Anonymous 0 Comments

Yes! Tesla’s original concept for the Roadster utilized a multi speed transmission. Electric motors have lots of torque(what gets a car moving quick), and it’s 100% available right away unlike gas engines, which is great but also a problem: making transmissions that don’t break under the torque is a big challenge. Tesla abandoned them because it was taking them too long to build and they needed to release the car.

Where transmissions would benefit electric cars the most and what a lot of other answers are missing is range and efficiency. Even though electric motors have all the torque available right away, it doesn’t mean they’re efficient at low speeds. Unlike gas motors, electric motors are happiest being spun very fast, spinning them slow and asking for power makes them very hot and uses tons more energy than running very fast.
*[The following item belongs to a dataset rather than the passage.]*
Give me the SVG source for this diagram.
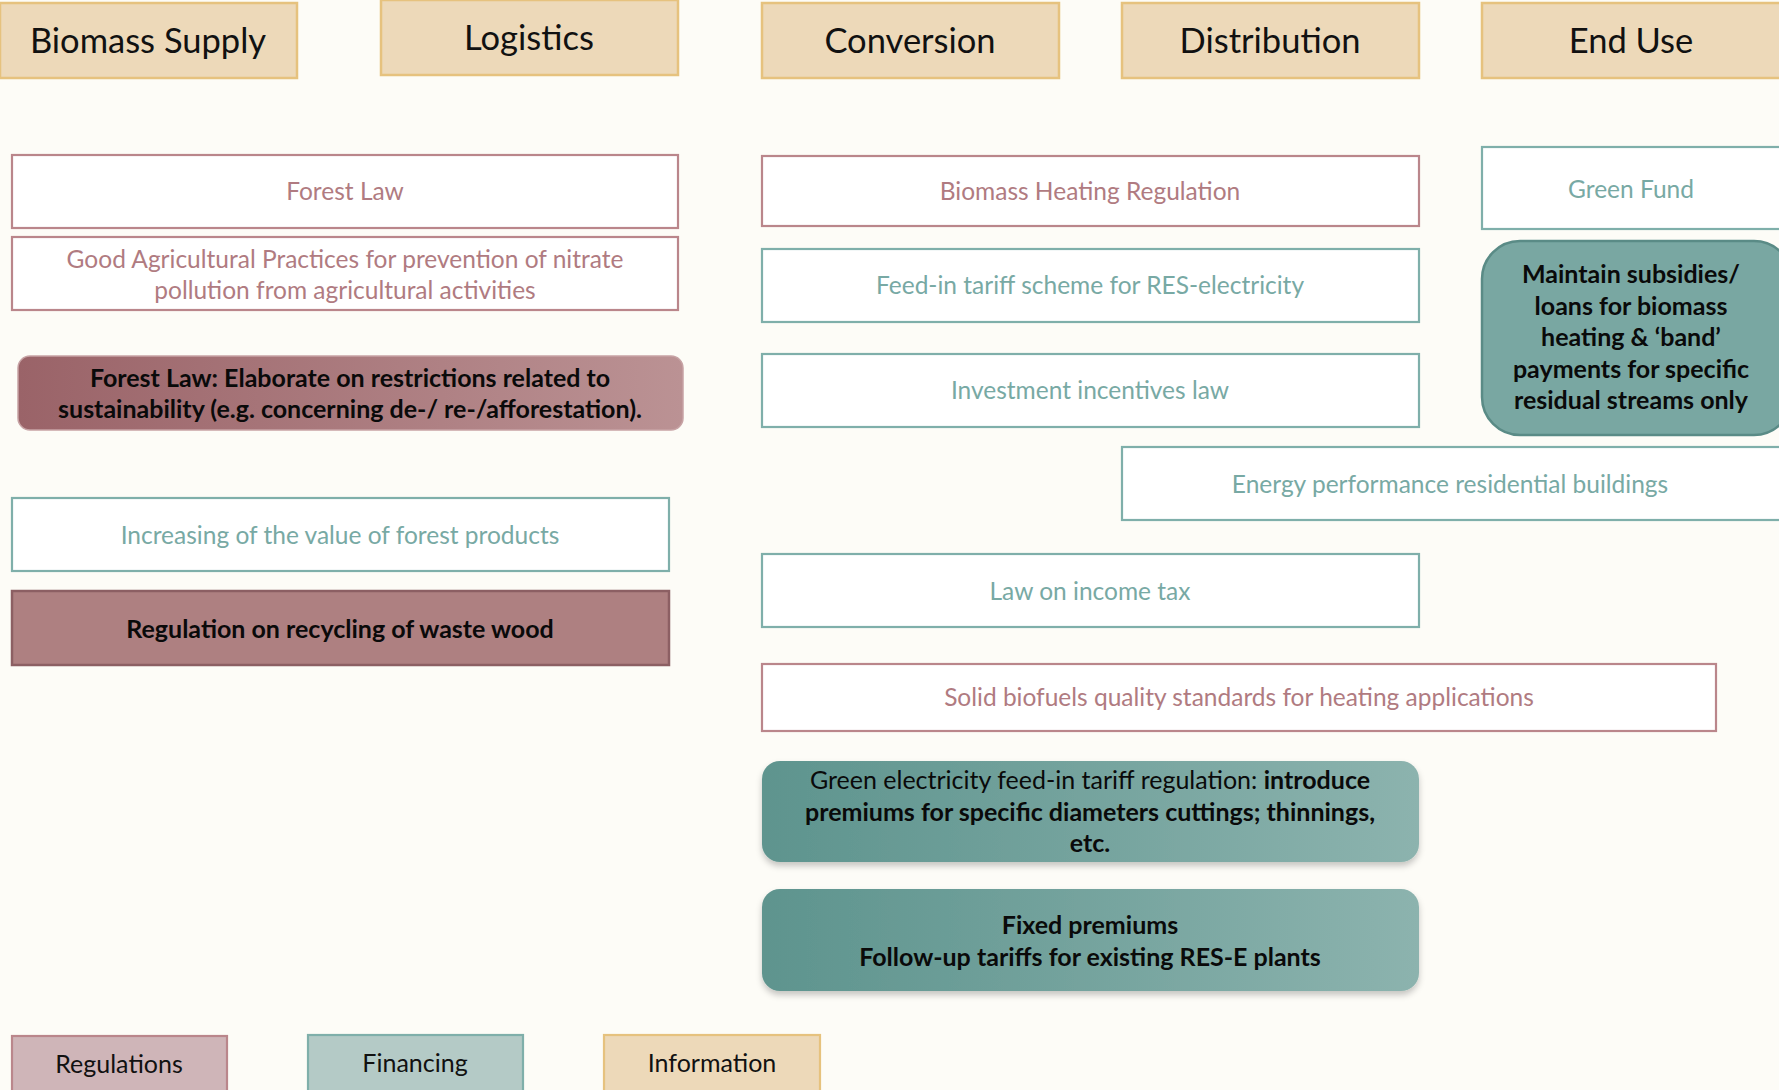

So that means you lose range. Not unlike gas engines that are most efficient running at a certain speed/RPM. Because electric motors hit peak efficiency at high RPM, it also means they REALLY run out of power at high RPM too. Many electric vehicles have pretty poor top speeds for this exact reason: you can’t make a motor/engine that is efficient at low AND high speeds, regardless of electric or gas. High end expensive electric cars compensate with bigger/more powerful motors and larger batteries, but this increases cost dramatically and isn’t really a “solution”.

So the similar gains can be applied to electric motors with a transmission. Or more specifically, you could achieve the same performance with a smaller motor by having multiple gears for different speeds, increasing range dramatically because a smaller motor uses less energy.

Porsche actually used a multi speed transmission in the Taycan, and there’s LOTS of companies investing R&D into developing transmissions that can hold up to electric motors. Electric cars of the future WILL have transmissions.